What is required -
Copy all the data exactly, except the pictures.

Given data -
=-=-=

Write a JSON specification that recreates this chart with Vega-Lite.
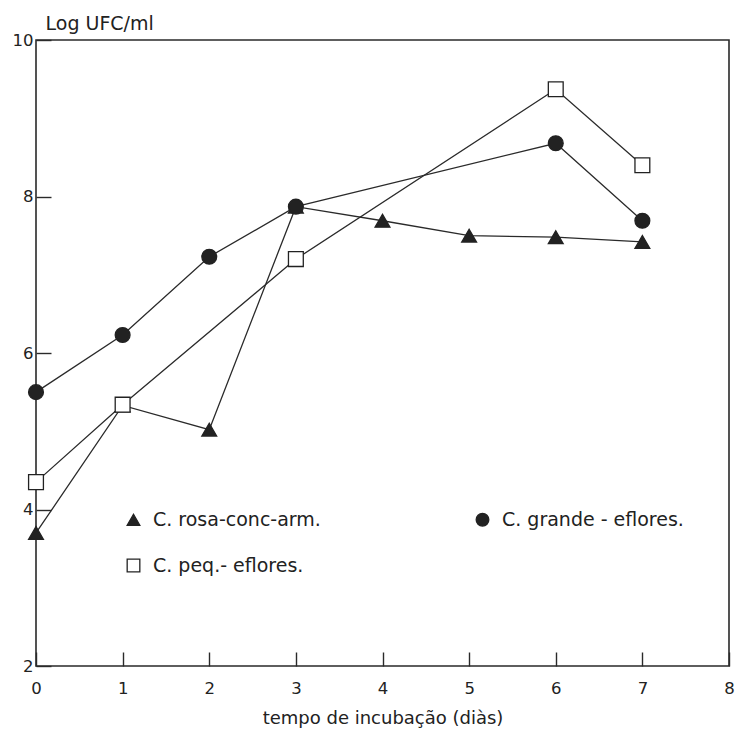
{
  "$schema": "https://vega.github.io/schema/vega-lite/v6.json",
  "width": 693,
  "height": 626,
  "autosize": "none",
  "padding": {"left": 36, "top": 40, "right": 7, "bottom": 67},
  "background": "white",
  "config": {
    "view": {"stroke": "#2a2a2a", "strokeWidth": 1.6},
    "font": "DejaVu Sans",
    "axis": {"grid": false, "domain": false, "tickColor": "#2a2a2a", "tickWidth": 1.4, "labelColor": "#222", "titleColor": "#222", "labelFont": "DejaVu Sans", "titleFont": "DejaVu Sans", "titleFontWeight": "normal"}
  },
  "data": {
    "values": [
      {"serie": "C. rosa-conc-arm.", "dia": 0, "logufc": 3.70},
      {"serie": "C. rosa-conc-arm.", "dia": 1, "logufc": 5.33},
      {"serie": "C. rosa-conc-arm.", "dia": 2, "logufc": 5.02},
      {"serie": "C. rosa-conc-arm.", "dia": 3, "logufc": 7.87},
      {"serie": "C. rosa-conc-arm.", "dia": 4, "logufc": 7.69},
      {"serie": "C. rosa-conc-arm.", "dia": 5, "logufc": 7.50},
      {"serie": "C. rosa-conc-arm.", "dia": 6, "logufc": 7.48},
      {"serie": "C. rosa-conc-arm.", "dia": 7, "logufc": 7.42},
      {"serie": "C. grande - eflores.", "dia": 0, "logufc": 5.50},
      {"serie": "C. grande - eflores.", "dia": 1, "logufc": 6.23},
      {"serie": "C. grande - eflores.", "dia": 2, "logufc": 7.23},
      {"serie": "C. grande - eflores.", "dia": 3, "logufc": 7.87},
      {"serie": "C. grande - eflores.", "dia": 6, "logufc": 8.68},
      {"serie": "C. grande - eflores.", "dia": 7, "logufc": 7.69},
      {"serie": "C. peq.- eflores.", "dia": 0, "logufc": 4.35},
      {"serie": "C. peq.- eflores.", "dia": 1, "logufc": 5.34},
      {"serie": "C. peq.- eflores.", "dia": 3, "logufc": 7.20},
      {"serie": "C. peq.- eflores.", "dia": 6, "logufc": 9.37},
      {"serie": "C. peq.- eflores.", "dia": 7, "logufc": 8.40}
    ]
  },
  "encoding": {
    "x": {
      "field": "dia", "type": "quantitative",
      "scale": {"domain": [0, 8], "nice": false, "zero": false},
      "axis": {"values": [0, 1, 2, 3, 4, 5, 6, 7, 8], "offset": -14, "tickSize": 14, "labelPadding": 14, "labelFontSize": 16.5, "labelFlush": false, "title": "tempo de incubação (diàs)", "titleFontSize": 18, "titlePadding": 13}
    },
    "y": {
      "field": "logufc", "type": "quantitative",
      "scale": {"domain": [2, 10], "nice": false, "zero": false},
      "axis": {"values": [2, 4, 6, 8, 10], "offset": -15, "tickSize": 15, "labelPadding": 3, "labelFontSize": 16.5, "labelFlush": false, "title": "Log UFC/ml", "titleFontSize": 19, "titleAngle": 0, "titleAlign": "left", "titleBaseline": "middle", "titleX": -6, "titleY": -17}
    }
  },
  "layer": [
    {
      "mark": {"type": "line", "color": "#2a2a2a", "strokeWidth": 1.3},
      "encoding": {"detail": {"field": "serie"}}
    },
    {
      "mark": {"type": "point", "filled": false, "color": "#222", "strokeWidth": 1.3, "opacity": 1, "size": 220},
      "encoding": {
        "shape": {"field": "serie", "type": "nominal", "scale": {"domain": ["C. rosa-conc-arm.", "C. grande - eflores.", "C. peq.- eflores."], "range": ["triangle-up", "circle", "square"]}, "legend": {"title": null, "orient": "none", "legendX": 88, "legendY": 470, "direction": "horizontal", "columns": 2, "columnPadding": 152, "rowPadding": 26, "labelFontSize": 19, "labelLimit": 400, "labelColor": "#222", "labelFont": "DejaVu Sans", "symbolSize": 160, "symbolStrokeWidth": 1.3, "labelOffset": 10, "padding": 0}},
        "fill": {"field": "serie", "type": "nominal", "scale": {"domain": ["C. rosa-conc-arm.", "C. grande - eflores.", "C. peq.- eflores."], "range": ["#222", "#222", "white"]}, "legend": {"title": null, "orient": "none", "legendX": 88, "legendY": 470, "direction": "horizontal", "columns": 2, "columnPadding": 152, "rowPadding": 26, "labelFontSize": 19, "labelLimit": 400, "labelColor": "#222", "labelFont": "DejaVu Sans", "symbolSize": 160, "symbolStrokeWidth": 1.3, "labelOffset": 10, "padding": 0}}
      }
    }
  ]
}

=-=-=

Output -
Write a JSON specification that recreates this chart with Vega-Lite.
{
  "$schema": "https://vega.github.io/schema/vega-lite/v6.json",
  "width": 693,
  "height": 626,
  "autosize": "none",
  "padding": {"left": 36, "top": 40, "right": 7, "bottom": 67},
  "background": "white",
  "config": {
    "view": {"stroke": "#2a2a2a", "strokeWidth": 1.6},
    "font": "DejaVu Sans",
    "axis": {"grid": false, "domain": false, "tickColor": "#2a2a2a", "tickWidth": 1.4, "labelColor": "#222", "titleColor": "#222", "labelFont": "DejaVu Sans", "titleFont": "DejaVu Sans", "titleFontWeight": "normal"}
  },
  "data": {
    "values": [
      {"serie": "C. rosa-conc-arm.", "dia": 0, "logufc": 3.70},
      {"serie": "C. rosa-conc-arm.", "dia": 1, "logufc": 5.33},
      {"serie": "C. rosa-conc-arm.", "dia": 2, "logufc": 5.02},
      {"serie": "C. rosa-conc-arm.", "dia": 3, "logufc": 7.87},
      {"serie": "C. rosa-conc-arm.", "dia": 4, "logufc": 7.69},
      {"serie": "C. rosa-conc-arm.", "dia": 5, "logufc": 7.50},
      {"serie": "C. rosa-conc-arm.", "dia": 6, "logufc": 7.48},
      {"serie": "C. rosa-conc-arm.", "dia": 7, "logufc": 7.42},
      {"serie": "C. grande - eflores.", "dia": 0, "logufc": 5.50},
      {"serie": "C. grande - eflores.", "dia": 1, "logufc": 6.23},
      {"serie": "C. grande - eflores.", "dia": 2, "logufc": 7.23},
      {"serie": "C. grande - eflores.", "dia": 3, "logufc": 7.87},
      {"serie": "C. grande - eflores.", "dia": 6, "logufc": 8.68},
      {"serie": "C. grande - eflores.", "dia": 7, "logufc": 7.69},
      {"serie": "C. peq.- eflores.", "dia": 0, "logufc": 4.35},
      {"serie": "C. peq.- eflores.", "dia": 1, "logufc": 5.34},
      {"serie": "C. peq.- eflores.", "dia": 3, "logufc": 7.20},
      {"serie": "C. peq.- eflores.", "dia": 6, "logufc": 9.37},
      {"serie": "C. peq.- eflores.", "dia": 7, "logufc": 8.40}
    ]
  },
  "encoding": {
    "x": {
      "field": "dia", "type": "quantitative",
      "scale": {"domain": [0, 8], "nice": false, "zero": false},
      "axis": {"values": [0, 1, 2, 3, 4, 5, 6, 7, 8], "offset": -14, "tickSize": 14, "labelPadding": 14, "labelFontSize": 16.5, "labelFlush": false, "title": "tempo de incubação (diàs)", "titleFontSize": 18, "titlePadding": 13}
    },
    "y": {
      "field": "logufc", "type": "quantitative",
      "scale": {"domain": [2, 10], "nice": false, "zero": false},
      "axis": {"values": [2, 4, 6, 8, 10], "offset": -15, "tickSize": 15, "labelPadding": 3, "labelFontSize": 16.5, "labelFlush": false, "title": "Log UFC/ml", "titleFontSize": 19, "titleAngle": 0, "titleAlign": "left", "titleBaseline": "middle", "titleX": -6, "titleY": -17}
    }
  },
  "layer": [
    {
      "mark": {"type": "line", "color": "#2a2a2a", "strokeWidth": 1.3},
      "encoding": {"detail": {"field": "serie"}}
    },
    {
      "mark": {"type": "point", "filled": false, "color": "#222", "strokeWidth": 1.3, "opacity": 1, "size": 220},
      "encoding": {
        "shape": {"field": "serie", "type": "nominal", "scale": {"domain": ["C. rosa-conc-arm.", "C. grande - eflores.", "C. peq.- eflores."], "range": ["triangle-up", "circle", "square"]}, "legend": {"title": null, "orient": "none", "legendX": 88, "legendY": 470, "direction": "horizontal", "columns": 2, "columnPadding": 152, "rowPadding": 26, "labelFontSize": 19, "labelLimit": 400, "labelColor": "#222", "labelFont": "DejaVu Sans", "symbolSize": 160, "symbolStrokeWidth": 1.3, "labelOffset": 10, "padding": 0}},
        "fill": {"field": "serie", "type": "nominal", "scale": {"domain": ["C. rosa-conc-arm.", "C. grande - eflores.", "C. peq.- eflores."], "range": ["#222", "#222", "white"]}, "legend": {"title": null, "orient": "none", "legendX": 88, "legendY": 470, "direction": "horizontal", "columns": 2, "columnPadding": 152, "rowPadding": 26, "labelFontSize": 19, "labelLimit": 400, "labelColor": "#222", "labelFont": "DejaVu Sans", "symbolSize": 160, "symbolStrokeWidth": 1.3, "labelOffset": 10, "padding": 0}}
      }
    }
  ]
}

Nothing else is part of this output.